▶ Given entries:
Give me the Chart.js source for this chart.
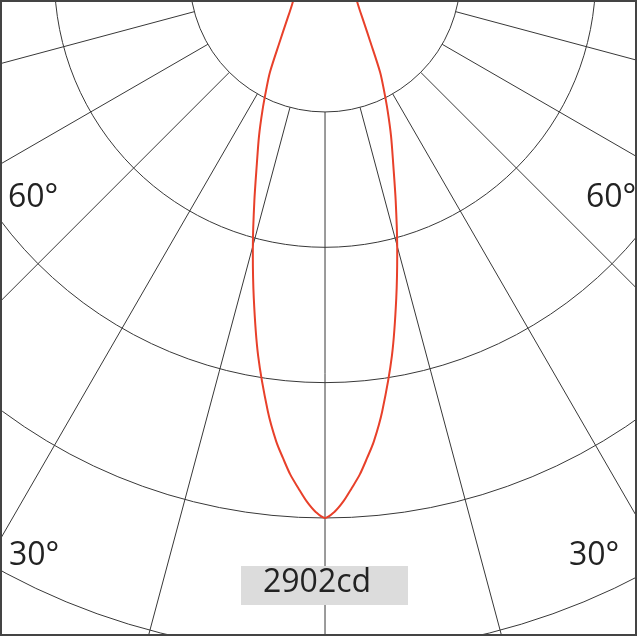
<!DOCTYPE html>
<html>
<head>
<meta charset="utf-8">
<script src="https://cdn.jsdelivr.net/npm/chart.js@4.4.1/dist/chart.umd.min.js"></script>
<style>
    html, body { margin: 0; padding: 0; background: #fff; }
    #frame {
        position: absolute;
        left: 0;
        top: 0;
        width: 633px;
        height: 632px;
        border: 2px solid #444;
        overflow: hidden;
    }
    canvas { display: block; }
</style>
</head>
<body>
<div id="frame"><canvas id="ldcChart"></canvas></div>
<script>
// luminous intensity (cd), C0/C180 plane, symmetric
const beamAngles = [0, 1, 2, 3, 4, 5, 6, 7.5, 10, 12.5, 15, 17.5, 20, 22.5, 25, 27.5, 30, 35, 40, 45, 50, 55, 60, 70, 80, 90];
const beamCandela = [2902, 2870, 2815, 2745, 2675, 2590, 2505, 2350, 2065, 1765, 1495, 1260, 1069, 925, 795, 683, 590, 421, 327, 268, 230, 204, 180, 130, 70, 20];

const maxCandela = 2902;
const ringCount = 6;
const gridAngles = [-90, -75, -60, -45, -30, -15, 0, 15, 30, 45, 60, 75, 90];
const angleLabels = ["60°", "30°"];

const ringStep = maxCandela / 4;

const toRad = (deg) => deg * Math.PI / 180;

const curvePoints = [];

for (let i = beamAngles.length - 1; i > 0; i--) {
    const t = toRad(-beamAngles[i]);
    curvePoints.push({ x: beamCandela[i] * Math.sin(t), y: -beamCandela[i] * Math.cos(t) });
}

for (let i = 0; i < beamAngles.length; i++) {
    const t = toRad(beamAngles[i]);
    curvePoints.push({ x: beamCandela[i] * Math.sin(t), y: -beamCandela[i] * Math.cos(t) });
}

// polar grid: rings and angle rays, drawn through the chart scales
const polarGrid = {
    id: "polarGrid",
    beforeDatasetsDraw(chart) {
        const { ctx, scales: { x, y } } = chart;
        const cx = x.getPixelForValue(0);
        const cy = y.getPixelForValue(0);

        ctx.save();
        ctx.strokeStyle = "#383838";
        ctx.lineWidth = 1;

        for (let k = 1; k <= ringCount; k++) {
            const r = k * ringStep;
            const rx = x.getPixelForValue(r) - cx;
            const ry = y.getPixelForValue(-r) - cy;
            ctx.beginPath();
            ctx.ellipse(cx, cy, rx, ry, 0, 0, Math.PI * 2);
            ctx.stroke();
        }

        const inner = ringStep;
        const outer = ringStep * (ringCount + 2);

        for (const a of gridAngles) {
            const t = toRad(a);
            ctx.beginPath();
            ctx.moveTo(x.getPixelForValue(inner * Math.sin(t)), y.getPixelForValue(-inner * Math.cos(t)));
            ctx.lineTo(x.getPixelForValue(outer * Math.sin(t)), y.getPixelForValue(-outer * Math.cos(t)));
            ctx.stroke();
        }

        ctx.restore();
    },
    afterDraw(chart) {
        const { ctx } = chart;

        ctx.save();
        ctx.font = "32px 'Open Sans'";
        ctx.fillStyle = "#222";
        ctx.textBaseline = "alphabetic";

        ctx.fillText(angleLabels[0], 6, 205);
        ctx.fillText(angleLabels[0], 584, 205);
        ctx.fillText(angleLabels[1], 7, 563);
        ctx.fillText(angleLabels[1], 567, 563);

        ctx.fillStyle = "#dcdcdc";
        ctx.fillRect(239, 564, 167, 39);

        ctx.fillStyle = "#222";
        ctx.fillText(maxCandela + "cd", 261, 590);
        ctx.restore();
    }
};

const ctx = document.getElementById("ldcChart").getContext("2d");

new Chart(ctx, {

    type: "scatter",

    data: {
        datasets: [
            {
                label: "C0/C180",
                data: curvePoints,
                showLine: true,
                borderColor: "#e8402a",
                backgroundColor: "#e8402a",
                borderWidth: 2,
                pointRadius: 0,
                tension: 0.3,
                clip: false
            }
        ]
    },

    options: {
        responsive: true,
        maintainAspectRatio: false,
        animation: false,
        layout: { padding: 0 },

        plugins: {
            legend: { display: false },
            tooltip: { enabled: false }
        },

        scales: {
            x: { type: "linear", min: -1732, max: 1662, display: false },
            y: { type: "linear", min: -3524, max: -136, display: false }
        }
    },

    plugins: [polarGrid]
});
</script>
</body>
</html>
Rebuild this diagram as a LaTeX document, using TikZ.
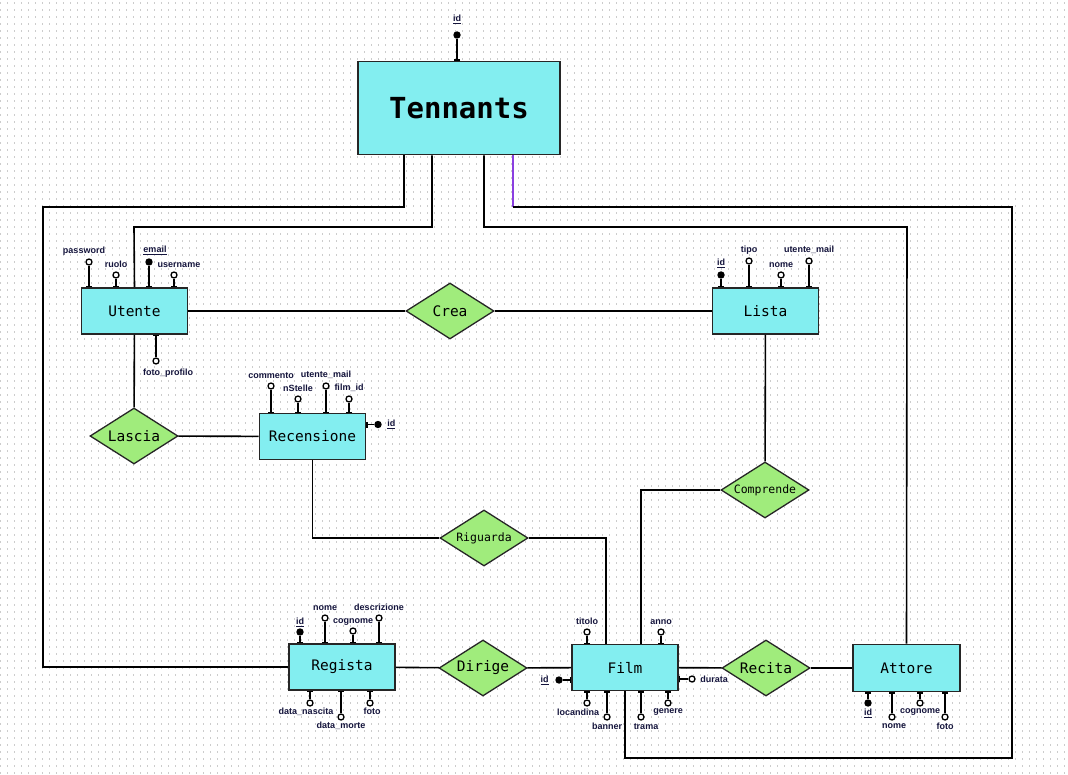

▶ Task objective:
From the data above, show each line that contains "this".

▶ Answer to the problem:
Give me the Chart.js source for this chart.
Rebuild this diagram as a LaTeX document, using TikZ.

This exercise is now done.